- Written by: Marc Hershon
- Directed by: Kevin Connor
- Starring: Lauren Holly Judd Nelson Nick Stabile Ed Gale
- Music by: Ken Thorne
- Country of origin: United States
- Original language: English

Production
- Producers: Wendy Winks Kyle Clark Kevin Bocarde
- Cinematography: Doug Milsome
- Editor: Jennifer Jean Cacavas
- Running time: 100 minutes
- Production companies: an Alpine Medien production in association with Larry Levinson Productions

Original release
- Network: ABC Family
- Release: December 6, 2002

= Santa Jr. =

Santa Jr. is a 2002 American made-for-television romantic comedy Christmas film starring Lauren Holly and Judd Nelson. It premiered on Hallmark Channel in 2002. As of 2009, it was shown in the 25 Days of Christmas programming block on ABC Family, but it was not part of the block in 2010.

==Plot==
While delivering toys, Santa's son (Nick Stabile) is arrested for trespassing because another person impersonating Santa is burglarizing homes. Dispirited, he turns for help to a public defender (Lauren Holly).

==Cast==

- Lauren Holly as Susan Flynn
- Judd Nelson as Darryl Bedford
- Nick Stabile as Chris Kringle Jr.
- Ed Gale as Stan
- Diane Robin as Pietra Nero
- Jaime P. Gomez as Earl Hernandez
- Kimberly Scott as Mrs.
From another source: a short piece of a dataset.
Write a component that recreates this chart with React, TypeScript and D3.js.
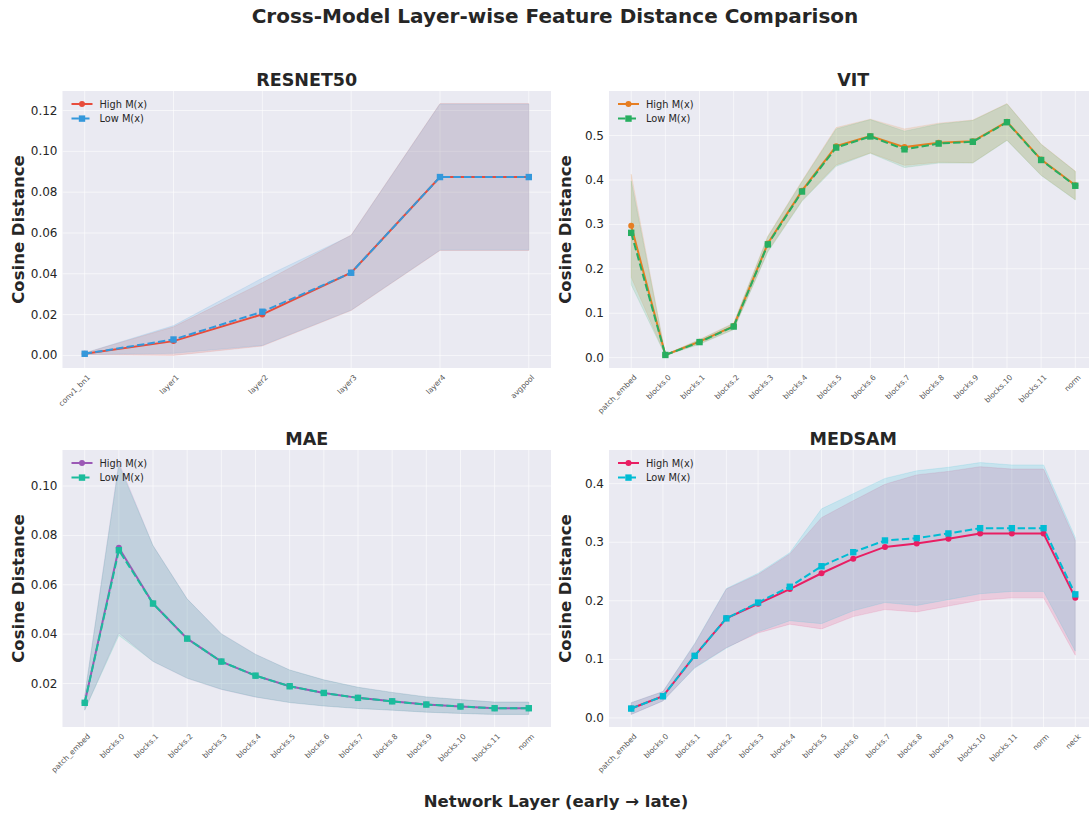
import React from "react";
import * as d3 from "d3";

const FONT = "'DejaVu Sans', sans-serif";
const TEXT = "#262626";

// layer names per model
const resnetLayers = ["conv1_bn1", "layer1", "layer2", "layer3", "layer4", "avgpool"];
const vitLayers = ["patch_embed", "blocks.0", "blocks.1", "blocks.2", "blocks.3", "blocks.4", "blocks.5", "blocks.6", "blocks.7", "blocks.8", "blocks.9", "blocks.10", "blocks.11", "norm"];
const maeLayers = vitLayers;
const medsamLayers = [...vitLayers, "neck"];

// RESNET50
const resnetHighMean = [0.0008, 0.007, 0.0201, 0.0405, 0.0874, 0.0874];
const resnetHighStd = [0.0004, 0.007, 0.0155, 0.0185, 0.036, 0.036];
const resnetLowMean = [0.0008, 0.0078, 0.0214, 0.0405, 0.0874, 0.0874];
const resnetLowStd = [0.0004, 0.0068, 0.0165, 0.0183, 0.0358, 0.0358];

// VIT
const vitHighMean = [0.297, 0.006, 0.036, 0.071, 0.257, 0.376, 0.476, 0.499, 0.474, 0.484, 0.487, 0.531, 0.446, 0.388];
const vitHighStd = [0.116, 0.001, 0.005, 0.007, 0.017, 0.022, 0.042, 0.038, 0.041, 0.044, 0.048, 0.041, 0.035, 0.032];
const vitLowMean = [0.281, 0.006, 0.035, 0.07, 0.255, 0.374, 0.473, 0.498, 0.469, 0.482, 0.486, 0.53, 0.445, 0.387];
const vitLowStd = [0.117, 0.001, 0.005, 0.007, 0.017, 0.022, 0.042, 0.038, 0.041, 0.044, 0.048, 0.041, 0.035, 0.032];

// MAE
const maeHighMean = [0.0122, 0.075, 0.0524, 0.0382, 0.0289, 0.0232, 0.0189, 0.0162, 0.0142, 0.0128, 0.0115, 0.0107, 0.01, 0.01];
const maeHighStd = [0.003, 0.0345, 0.0235, 0.0161, 0.0113, 0.0087, 0.0066, 0.0053, 0.0043, 0.0036, 0.0031, 0.0028, 0.0025, 0.0025];
const maeLowMean = [0.0122, 0.074, 0.0524, 0.0382, 0.0289, 0.0232, 0.0189, 0.0162, 0.0142, 0.0128, 0.0115, 0.0107, 0.01, 0.01];
const maeLowStd = [0.003, 0.0345, 0.0234, 0.016, 0.0112, 0.0086, 0.0066, 0.0053, 0.0043, 0.0036, 0.0031, 0.0028, 0.0025, 0.0025];

// MEDSAM
const medHighMean = [0.016, 0.037, 0.106, 0.17, 0.195, 0.22, 0.247, 0.272, 0.292, 0.298, 0.306, 0.315, 0.315, 0.315, 0.205];
const medHighStd = [0.01, 0.008, 0.02, 0.05, 0.05, 0.06, 0.095, 0.099, 0.107, 0.117, 0.115, 0.114, 0.11, 0.11, 0.098];
const medLowMean = [0.016, 0.037, 0.106, 0.17, 0.197, 0.224, 0.259, 0.283, 0.303, 0.307, 0.315, 0.324, 0.324, 0.324, 0.211];
const medLowStd = [0.01, 0.008, 0.021, 0.051, 0.05, 0.058, 0.098, 0.1, 0.106, 0.115, 0.113, 0.112, 0.108, 0.108, 0.097];

const resnetTicks = [0, 0.02, 0.04, 0.06, 0.08, 0.1, 0.12];
const vitTicks = [0, 0.1, 0.2, 0.3, 0.4, 0.5];
const maeTicks = [0.02, 0.04, 0.06, 0.08, 0.1];
const medsamTicks = [0, 0.1, 0.2, 0.3, 0.4];

type Series = { label: string; mean: number[]; std: number[]; color: string; dashed: boolean };

type PanelProps = {
  title: string;
  layers: string[];
  high: Series;
  low: Series;
  ticks: number[];
  digits: number;
  left: number;
  top: number;
  width: number;
  height: number;
  id: string;
};

function Marker({ cx, cy, color, square }: { cx: number; cy: number; color: string; square: boolean }) {
  return square ? (
    <rect x={cx - 3.2} y={cy - 3.2} width={6.4} height={6.4} fill={color} />
  ) : (
    <circle cx={cx} cy={cy} r={3} fill={color} />
  );
}

function Panel({ title, layers, high, low, ticks, digits, left, top, width, height, id }: PanelProps) {
  const n = layers.length;
  // matplotlib-like 5% margins
  const x = d3.scaleLinear().domain([-0.05 * (n - 1), 1.05 * (n - 1)]).range([0, width]);
  const all = [high, low];
  const lo = d3.min(all.flatMap(s => s.mean.map((m, i) => m - s.std[i]))) as number;
  const hi = d3.max(all.flatMap(s => s.mean.map((m, i) => m + s.std[i]))) as number;
  const pad = (hi - lo) * 0.05;
  const y = d3.scaleLinear().domain([lo - pad, hi + pad]).range([height, 0]);

  const band = d3.area<number>().x((_, i) => x(i));
  const line = d3.line<number>().x((_, i) => x(i)).y(d => y(d));

  const bandPath = (s: Series) =>
    band.y0((m, i) => y(m - s.std[i])).y1((m, i) => y(m + s.std[i]))(s.mean) || "";

  return (
    <g transform={`translate(${left},${top})`}>
      <defs>
        <clipPath id={id}>
          <rect x={0} y={0} width={width} height={height} />
        </clipPath>
      </defs>
      <rect x={0} y={0} width={width} height={height} fill="#eaeaf2" />
      {ticks.map(t => (
        <line key={"gy" + t} x1={0} x2={width} y1={y(t)} y2={y(t)} stroke="#fff" strokeWidth={1} opacity={0.6} />
      ))}
      {layers.map((_, i) => (
        <line key={"gx" + i} x1={x(i)} x2={x(i)} y1={0} y2={height} stroke="#fff" strokeWidth={1} opacity={0.6} />
      ))}
      <g clipPath={`url(#${id})`}>
        {all.map(s => (
          <path key={"b" + s.label} d={bandPath(s)} fill={s.color} fillOpacity={0.15} stroke={s.color} strokeOpacity={0.15} strokeWidth={0.8} />
        ))}
        {all.map(s => (
          <g key={"l" + s.label}>
            <path d={line(s.mean) || ""} fill="none" stroke={s.color} strokeWidth={2} strokeDasharray={s.dashed ? "7.4,3.2" : undefined} />
            {s.mean.map((m, i) => (
              <Marker key={i} cx={x(i)} cy={y(m)} color={s.color} square={s.dashed} />
            ))}
          </g>
        ))}
      </g>
      {ticks.map(t => (
        <text key={"ty" + t} x={-5} y={y(t)} textAnchor="end" dominantBaseline="central" fontSize={12} fill={TEXT} fontFamily={FONT}>
          {t.toFixed(digits)}
        </text>
      ))}
      {layers.map((l, i) => (
        <text key={"tx" + l} transform={`translate(${x(i) + 2},${height + 6}) rotate(-45)`} textAnchor="end" dominantBaseline="hanging" fontSize={7.5} fill="#555" fontFamily={FONT}>
          {l}
        </text>
      ))}
      <text x={width / 2} y={-5} textAnchor="middle" fontSize={17.5} fontWeight="bold" fill={TEXT} fontFamily={FONT}>
        {title}
      </text>
      <text transform={`translate(${-38.5},${height / 2}) rotate(-90)`} textAnchor="middle" fontSize={16.5} fontWeight="bold" fill={TEXT} fontFamily={FONT}>
        Cosine Distance
      </text>
      {all.map((s, k) => (
        <g key={"lg" + s.label} transform={`translate(9,${13 + k * 14.6})`}>
          <line x1={0} x2={21} y1={0} y2={0} stroke={s.color} strokeWidth={2} strokeDasharray={s.dashed ? "7.4,3.2" : undefined} />
          <Marker cx={10.5} cy={0} color={s.color} square={s.dashed} />
          <text x={28} y={0} dominantBaseline="central" fontSize={9.8} fill={TEXT} fontFamily={FONT}>
            {s.label}
          </text>
        </g>
      ))}
    </g>
  );
}

const mk = (mean: number[], std: number[], color: string, dashed: boolean): Series => ({
  label: dashed ? "Low M(x)" : "High M(x)",
  mean,
  std,
  color,
  dashed,
});

export default function App() {
  const w = 488.5;
  const h = 277;
  return (
    <svg width={1089} height={815} style={{ position: "fixed", left: 0, top: 0, background: "#fff" }} fontFamily={FONT}>
      <text x={555} y={23} textAnchor="middle" fontSize={20} fontWeight="bold" fill={TEXT}>
        Cross-Model Layer-wise Feature Distance Comparison
      </text>
      <Panel id="c1" title="RESNET50" layers={resnetLayers} ticks={resnetTicks} digits={2}
        high={mk(resnetHighMean, resnetHighStd, "#e74c3c", false)} low={mk(resnetLowMean, resnetLowStd, "#3498db", true)}
        left={62.5} top={91} width={w} height={h} />
      <Panel id="c2" title="VIT" layers={vitLayers} ticks={vitTicks} digits={1}
        high={mk(vitHighMean, vitHighStd, "#e67e22", false)} low={mk(vitLowMean, vitLowStd, "#27ae60", true)}
        left={609} top={91} width={w} height={h} />
      <Panel id="c3" title="MAE" layers={maeLayers} ticks={maeTicks} digits={2}
        high={mk(maeHighMean, maeHighStd, "#9b59b6", false)} low={mk(maeLowMean, maeLowStd, "#1abc9c", true)}
        left={62.5} top={450} width={w} height={h} />
      <Panel id="c4" title="MEDSAM" layers={medsamLayers} ticks={medsamTicks} digits={1}
        high={mk(medHighMean, medHighStd, "#e91e63", false)} low={mk(medLowMean, medLowStd, "#00bcd4", true)}
        left={609} top={450} width={w} height={h} />
      <text x={556} y={807} textAnchor="middle" fontSize={16.5} fontWeight="bold" fill={TEXT}>
        Network Layer (early → late)
      </text>
    </svg>
  );
}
Taylor
- Charlie Robinson as Judge Wheeler
- Eugene M. Davis as DiGregorio
- George Wallace as Norm Potter

==Reviews==
Scott Hettrick of the Entertainment News Service called the movie "The first delightful cable Christmas movie of the season", but added that "There is little of substance here, just lightweight holiday fare to start the season off with jolly good feelings". The Movie Scene called it "a pleasant little Christmas movie which if it crops up on TV and you need something to amuse the children it will do the job and you might enjoy a few bits as well. But it isn't the sort of Christmas movie which you will remember a great deal of a day or so later". Complex.com ranked the movie 2nd in a list "The 15 Most Ridiculous Hallmark Movies Of All Time". "Anyone with even a shred of taste should stay away from this film", the writer reasoned.